Editor-in-chief of the Helsinki Charger Seska Stanojlovic was the first to address the launch in the local Cultural Center. Speaking of the magazine she reminded that was one of the Committee's most important and longstanding projects realized for years in cooperation with the Norwegian Helsinki Committee. Its analytical contents, competence and social engagement of the authors writing for it, earned the magazine high repute both in Serbia and the region, she said.

For more than a decade, said Ms. Stanojlovic, the Charter has been following Serbia's wavering course towards European Union and supporting the social forces genuinely committed to this goal that are more often than not in the minority. The European Commission's opinion that Serbia should obtain EU candidacy by the end of this year is a major advance in this direction - for, a country's European course becomes irreversible (regardless of a change in the government) once it obtains EU candidacy and a date for the beginning of accession negotiations. This is why, said Ms. Stanojlovic, the conservative, anti-European bloc - with all its power in influence in all spheres - is now on the offensive. Escalation of the crisis in Kosovo's north is a paradigm of their well organized and planned campaign: the crisis is in the service of obstructing Serbia's movement towards Brussels.

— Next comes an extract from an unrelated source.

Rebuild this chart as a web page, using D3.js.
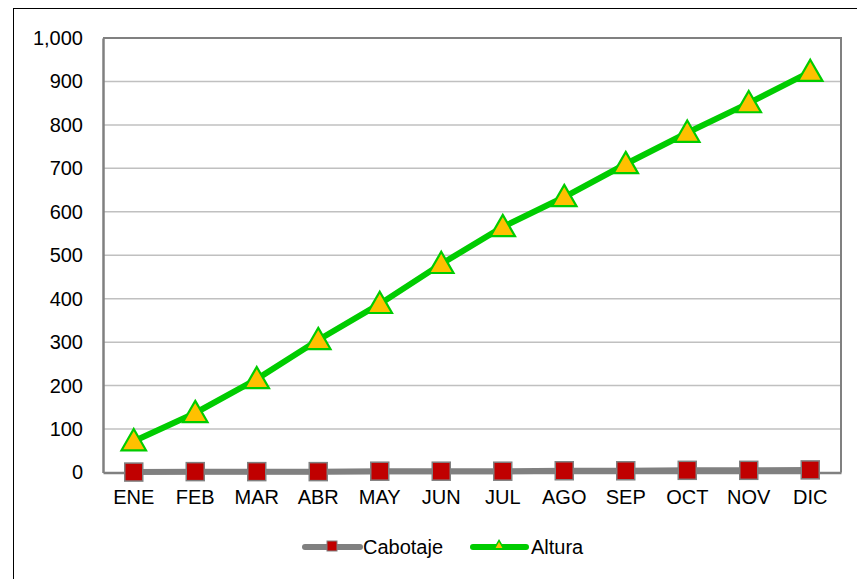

In his address Bosko Jaksic, commentator of the Politika daily, focused on the crisis that was "generated" in Kosovo. Serbia's highest officials, its government and the President of the Republic, can no longer control local leaders and other Serb structures in the North. "We've been hostage to Ratko Mladic for long and now we are hostage to four mayors in North Kosovo," he said, adding that one cannot but be under the impression that President Tadic deliberately prolongs the deadlock in the North. Since the election campaign is already in full swing, a resolute move that would put an end to this unsustainable situation hardly plays into the hands of the ruling party's concern for ballots. And yet, Boris Tadic will have to react even before he wants to as further prolongation of the crisis in Kosovo's north seriously jeopardizes Serbia's EU candidacy to be decided on in early December, said Mr. Jaksic.

Historian Latinka Perovic spoke about the longstanding and powerful anti-modern - actually anti-European - thought in Serbia, the thought that has always favored territorial expansion over development. "Serbs have never been happy with the states they had in modern history - there were unhappy with princedom, they were unhappy with kingdom, the same as with the 'first' and the 'second' Yugoslavia." That is why they destroyed the 'second' Yugoslavia in the way they did, she said. Today we are faced with the effects of that historical wander. Serbia is at crossroads. Whether it will opt to Europe that is willing to help it, is hard to tell. However, said Ms. Perovic, the Serbian society is more plural than it might seem: some are genuinely against Europe and want to see Serbia in the East; others advocate European forms (laws, institutions, etc.) but would not change the "inner substance" and they make the current that actually compromises the European idea; and, finally, there is a third bloc, people who are truly committed to social modernization in line with European standards and values, and advocate European integrations. This is a crucial moment for Serbia, the same as the choice it makes will be, concluded Ms. Perovic.